▸ Information provided
+ + +

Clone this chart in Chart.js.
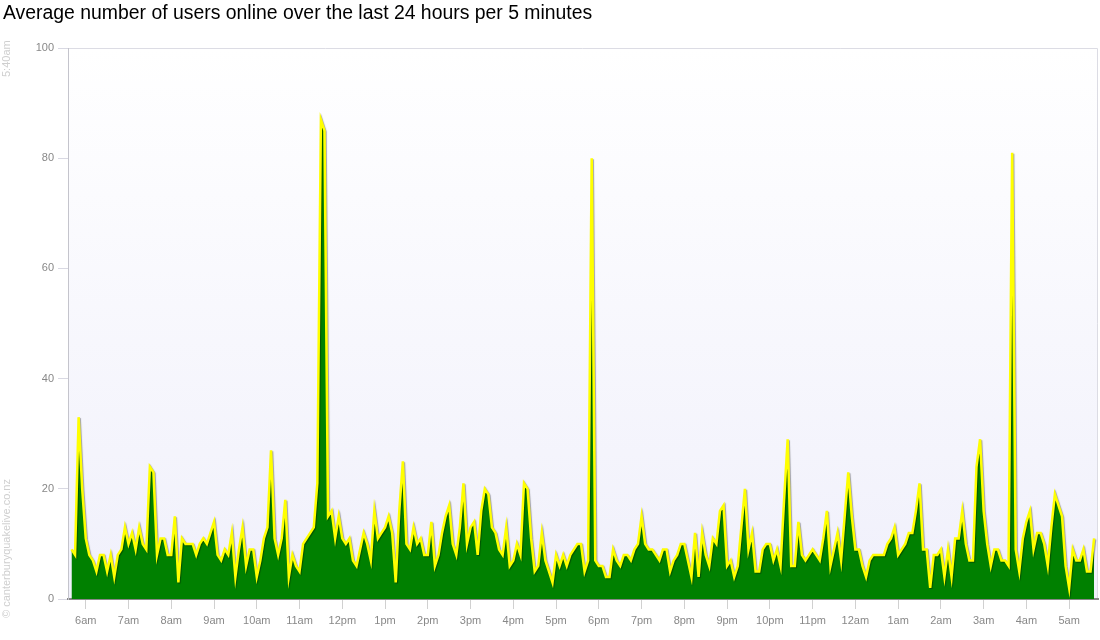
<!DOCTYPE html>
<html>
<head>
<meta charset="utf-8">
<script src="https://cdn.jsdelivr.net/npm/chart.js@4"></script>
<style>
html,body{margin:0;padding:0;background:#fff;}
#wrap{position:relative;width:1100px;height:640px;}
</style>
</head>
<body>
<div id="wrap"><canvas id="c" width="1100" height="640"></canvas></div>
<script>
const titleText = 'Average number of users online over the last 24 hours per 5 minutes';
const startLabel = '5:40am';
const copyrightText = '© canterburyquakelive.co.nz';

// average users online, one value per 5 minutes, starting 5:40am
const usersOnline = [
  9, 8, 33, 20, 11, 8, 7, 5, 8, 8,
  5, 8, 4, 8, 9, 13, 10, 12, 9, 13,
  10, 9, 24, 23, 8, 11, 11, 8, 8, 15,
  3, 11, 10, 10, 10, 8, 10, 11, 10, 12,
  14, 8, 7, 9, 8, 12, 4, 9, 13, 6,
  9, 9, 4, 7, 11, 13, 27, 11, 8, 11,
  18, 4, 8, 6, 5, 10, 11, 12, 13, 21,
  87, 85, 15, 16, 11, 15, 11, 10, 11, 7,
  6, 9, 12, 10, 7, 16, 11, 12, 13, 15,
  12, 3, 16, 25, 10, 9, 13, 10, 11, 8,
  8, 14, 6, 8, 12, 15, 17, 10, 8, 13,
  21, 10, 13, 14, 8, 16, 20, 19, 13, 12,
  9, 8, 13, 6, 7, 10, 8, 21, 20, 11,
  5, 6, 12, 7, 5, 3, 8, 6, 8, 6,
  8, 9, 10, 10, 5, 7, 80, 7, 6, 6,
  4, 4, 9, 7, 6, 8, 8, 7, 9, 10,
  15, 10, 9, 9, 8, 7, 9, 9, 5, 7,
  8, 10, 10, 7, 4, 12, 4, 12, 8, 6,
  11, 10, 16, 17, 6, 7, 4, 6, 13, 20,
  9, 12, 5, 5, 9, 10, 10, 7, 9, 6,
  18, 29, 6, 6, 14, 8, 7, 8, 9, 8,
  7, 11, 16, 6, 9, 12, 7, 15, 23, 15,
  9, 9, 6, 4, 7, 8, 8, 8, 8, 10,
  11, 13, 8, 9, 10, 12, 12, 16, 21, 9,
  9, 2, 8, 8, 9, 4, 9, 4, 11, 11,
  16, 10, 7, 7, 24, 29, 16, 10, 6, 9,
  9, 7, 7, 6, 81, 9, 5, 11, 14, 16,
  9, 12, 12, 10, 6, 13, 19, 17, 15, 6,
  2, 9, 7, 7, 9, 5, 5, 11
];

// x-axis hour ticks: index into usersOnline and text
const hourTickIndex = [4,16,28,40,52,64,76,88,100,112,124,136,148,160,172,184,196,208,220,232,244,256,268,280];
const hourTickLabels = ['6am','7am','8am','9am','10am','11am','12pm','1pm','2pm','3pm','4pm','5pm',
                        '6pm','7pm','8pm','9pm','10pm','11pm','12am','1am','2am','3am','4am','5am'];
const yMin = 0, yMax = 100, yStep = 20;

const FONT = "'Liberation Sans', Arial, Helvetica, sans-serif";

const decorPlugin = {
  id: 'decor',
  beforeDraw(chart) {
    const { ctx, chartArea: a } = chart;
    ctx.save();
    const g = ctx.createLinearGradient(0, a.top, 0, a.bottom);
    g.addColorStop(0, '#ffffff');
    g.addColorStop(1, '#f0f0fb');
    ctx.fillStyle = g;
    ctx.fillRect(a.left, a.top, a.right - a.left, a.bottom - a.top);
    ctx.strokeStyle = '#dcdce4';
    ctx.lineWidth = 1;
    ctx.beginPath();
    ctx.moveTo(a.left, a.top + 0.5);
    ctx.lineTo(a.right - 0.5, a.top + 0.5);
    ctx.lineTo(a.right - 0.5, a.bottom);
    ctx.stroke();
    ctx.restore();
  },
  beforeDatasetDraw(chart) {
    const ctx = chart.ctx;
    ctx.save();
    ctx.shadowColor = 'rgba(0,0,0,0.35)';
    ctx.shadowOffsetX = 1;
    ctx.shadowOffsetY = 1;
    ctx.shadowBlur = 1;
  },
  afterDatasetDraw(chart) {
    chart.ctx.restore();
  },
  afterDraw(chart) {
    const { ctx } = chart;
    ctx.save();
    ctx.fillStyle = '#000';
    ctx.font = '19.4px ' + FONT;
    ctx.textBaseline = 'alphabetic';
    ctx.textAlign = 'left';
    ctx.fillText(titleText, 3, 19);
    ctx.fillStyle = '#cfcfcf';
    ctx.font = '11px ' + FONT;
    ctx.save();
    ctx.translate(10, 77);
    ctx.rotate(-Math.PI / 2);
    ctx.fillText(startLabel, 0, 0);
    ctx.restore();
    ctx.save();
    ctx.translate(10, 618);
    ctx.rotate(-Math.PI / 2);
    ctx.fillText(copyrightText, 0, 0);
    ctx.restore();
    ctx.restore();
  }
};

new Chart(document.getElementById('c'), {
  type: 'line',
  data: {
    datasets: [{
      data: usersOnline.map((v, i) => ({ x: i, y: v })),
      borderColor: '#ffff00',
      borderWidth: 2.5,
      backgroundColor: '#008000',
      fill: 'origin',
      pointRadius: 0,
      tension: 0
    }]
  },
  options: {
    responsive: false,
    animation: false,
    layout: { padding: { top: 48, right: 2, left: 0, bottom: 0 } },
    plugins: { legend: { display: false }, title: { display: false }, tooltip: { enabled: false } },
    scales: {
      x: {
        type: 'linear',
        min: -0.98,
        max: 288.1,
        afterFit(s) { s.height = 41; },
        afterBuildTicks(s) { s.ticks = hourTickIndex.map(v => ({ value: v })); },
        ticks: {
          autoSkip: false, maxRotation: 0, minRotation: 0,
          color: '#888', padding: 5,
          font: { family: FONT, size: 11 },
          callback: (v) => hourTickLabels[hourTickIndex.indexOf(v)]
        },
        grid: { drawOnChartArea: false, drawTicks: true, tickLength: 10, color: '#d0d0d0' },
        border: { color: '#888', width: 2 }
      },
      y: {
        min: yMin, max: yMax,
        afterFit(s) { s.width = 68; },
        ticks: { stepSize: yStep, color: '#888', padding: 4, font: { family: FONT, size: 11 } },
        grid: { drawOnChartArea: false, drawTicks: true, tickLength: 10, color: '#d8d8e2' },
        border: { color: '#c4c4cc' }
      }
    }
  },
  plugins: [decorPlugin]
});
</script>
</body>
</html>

+ + +

▸ Goal of the exercise
Write out the material above once more, exactly as it reads, with no pictures.

▸ Expected output
Clone this chart in Chart.js.
<!DOCTYPE html>
<html>
<head>
<meta charset="utf-8">
<script src="https://cdn.jsdelivr.net/npm/chart.js@4"></script>
<style>
html,body{margin:0;padding:0;background:#fff;}
#wrap{position:relative;width:1100px;height:640px;}
</style>
</head>
<body>
<div id="wrap"><canvas id="c" width="1100" height="640"></canvas></div>
<script>
const titleText = 'Average number of users online over the last 24 hours per 5 minutes';
const startLabel = '5:40am';
const copyrightText = '© canterburyquakelive.co.nz';

// average users online, one value per 5 minutes, starting 5:40am
const usersOnline = [
  9, 8, 33, 20, 11, 8, 7, 5, 8, 8,
  5, 8, 4, 8, 9, 13, 10, 12, 9, 13,
  10, 9, 24, 23, 8, 11, 11, 8, 8, 15,
  3, 11, 10, 10, 10, 8, 10, 11, 10, 12,
  14, 8, 7, 9, 8, 12, 4, 9, 13, 6,
  9, 9, 4, 7, 11, 13, 27, 11, 8, 11,
  18, 4, 8, 6, 5, 10, 11, 12, 13, 21,
  87, 85, 15, 16, 11, 15, 11, 10, 11, 7,
  6, 9, 12, 10, 7, 16, 11, 12, 13, 15,
  12, 3, 16, 25, 10, 9, 13, 10, 11, 8,
  8, 14, 6, 8, 12, 15, 17, 10, 8, 13,
  21, 10, 13, 14, 8, 16, 20, 19, 13, 12,
  9, 8, 13, 6, 7, 10, 8, 21, 20, 11,
  5, 6, 12, 7, 5, 3, 8, 6, 8, 6,
  8, 9, 10, 10, 5, 7, 80, 7, 6, 6,
  4, 4, 9, 7, 6, 8, 8, 7, 9, 10,
  15, 10, 9, 9, 8, 7, 9, 9, 5, 7,
  8, 10, 10, 7, 4, 12, 4, 12, 8, 6,
  11, 10, 16, 17, 6, 7, 4, 6, 13, 20,
  9, 12, 5, 5, 9, 10, 10, 7, 9, 6,
  18, 29, 6, 6, 14, 8, 7, 8, 9, 8,
  7, 11, 16, 6, 9, 12, 7, 15, 23, 15,
  9, 9, 6, 4, 7, 8, 8, 8, 8, 10,
  11, 13, 8, 9, 10, 12, 12, 16, 21, 9,
  9, 2, 8, 8, 9, 4, 9, 4, 11, 11,
  16, 10, 7, 7, 24, 29, 16, 10, 6, 9,
  9, 7, 7, 6, 81, 9, 5, 11, 14, 16,
  9, 12, 12, 10, 6, 13, 19, 17, 15, 6,
  2, 9, 7, 7, 9, 5, 5, 11
];

// x-axis hour ticks: index into usersOnline and text
const hourTickIndex = [4,16,28,40,52,64,76,88,100,112,124,136,148,160,172,184,196,208,220,232,244,256,268,280];
const hourTickLabels = ['6am','7am','8am','9am','10am','11am','12pm','1pm','2pm','3pm','4pm','5pm',
                        '6pm','7pm','8pm','9pm','10pm','11pm','12am','1am','2am','3am','4am','5am'];
const yMin = 0, yMax = 100, yStep = 20;

const FONT = "'Liberation Sans', Arial, Helvetica, sans-serif";

const decorPlugin = {
  id: 'decor',
  beforeDraw(chart) {
    const { ctx, chartArea: a } = chart;
    ctx.save();
    const g = ctx.createLinearGradient(0, a.top, 0, a.bottom);
    g.addColorStop(0, '#ffffff');
    g.addColorStop(1, '#f0f0fb');
    ctx.fillStyle = g;
    ctx.fillRect(a.left, a.top, a.right - a.left, a.bottom - a.top);
    ctx.strokeStyle = '#dcdce4';
    ctx.lineWidth = 1;
    ctx.beginPath();
    ctx.moveTo(a.left, a.top + 0.5);
    ctx.lineTo(a.right - 0.5, a.top + 0.5);
    ctx.lineTo(a.right - 0.5, a.bottom);
    ctx.stroke();
    ctx.restore();
  },
  beforeDatasetDraw(chart) {
    const ctx = chart.ctx;
    ctx.save();
    ctx.shadowColor = 'rgba(0,0,0,0.35)';
    ctx.shadowOffsetX = 1;
    ctx.shadowOffsetY = 1;
    ctx.shadowBlur = 1;
  },
  afterDatasetDraw(chart) {
    chart.ctx.restore();
  },
  afterDraw(chart) {
    const { ctx } = chart;
    ctx.save();
    ctx.fillStyle = '#000';
    ctx.font = '19.4px ' + FONT;
    ctx.textBaseline = 'alphabetic';
    ctx.textAlign = 'left';
    ctx.fillText(titleText, 3, 19);
    ctx.fillStyle = '#cfcfcf';
    ctx.font = '11px ' + FONT;
    ctx.save();
    ctx.translate(10, 77);
    ctx.rotate(-Math.PI / 2);
    ctx.fillText(startLabel, 0, 0);
    ctx.restore();
    ctx.save();
    ctx.translate(10, 618);
    ctx.rotate(-Math.PI / 2);
    ctx.fillText(copyrightText, 0, 0);
    ctx.restore();
    ctx.restore();
  }
};

new Chart(document.getElementById('c'), {
  type: 'line',
  data: {
    datasets: [{
      data: usersOnline.map((v, i) => ({ x: i, y: v })),
      borderColor: '#ffff00',
      borderWidth: 2.5,
      backgroundColor: '#008000',
      fill: 'origin',
      pointRadius: 0,
      tension: 0
    }]
  },
  options: {
    responsive: false,
    animation: false,
    layout: { padding: { top: 48, right: 2, left: 0, bottom: 0 } },
    plugins: { legend: { display: false }, title: { display: false }, tooltip: { enabled: false } },
    scales: {
      x: {
        type: 'linear',
        min: -0.98,
        max: 288.1,
        afterFit(s) { s.height = 41; },
        afterBuildTicks(s) { s.ticks = hourTickIndex.map(v => ({ value: v })); },
        ticks: {
          autoSkip: false, maxRotation: 0, minRotation: 0,
          color: '#888', padding: 5,
          font: { family: FONT, size: 11 },
          callback: (v) => hourTickLabels[hourTickIndex.indexOf(v)]
        },
        grid: { drawOnChartArea: false, drawTicks: true, tickLength: 10, color: '#d0d0d0' },
        border: { color: '#888', width: 2 }
      },
      y: {
        min: yMin, max: yMax,
        afterFit(s) { s.width = 68; },
        ticks: { stepSize: yStep, color: '#888', padding: 4, font: { family: FONT, size: 11 } },
        grid: { drawOnChartArea: false, drawTicks: true, tickLength: 10, color: '#d8d8e2' },
        border: { color: '#c4c4cc' }
      }
    }
  },
  plugins: [decorPlugin]
});
</script>
</body>
</html>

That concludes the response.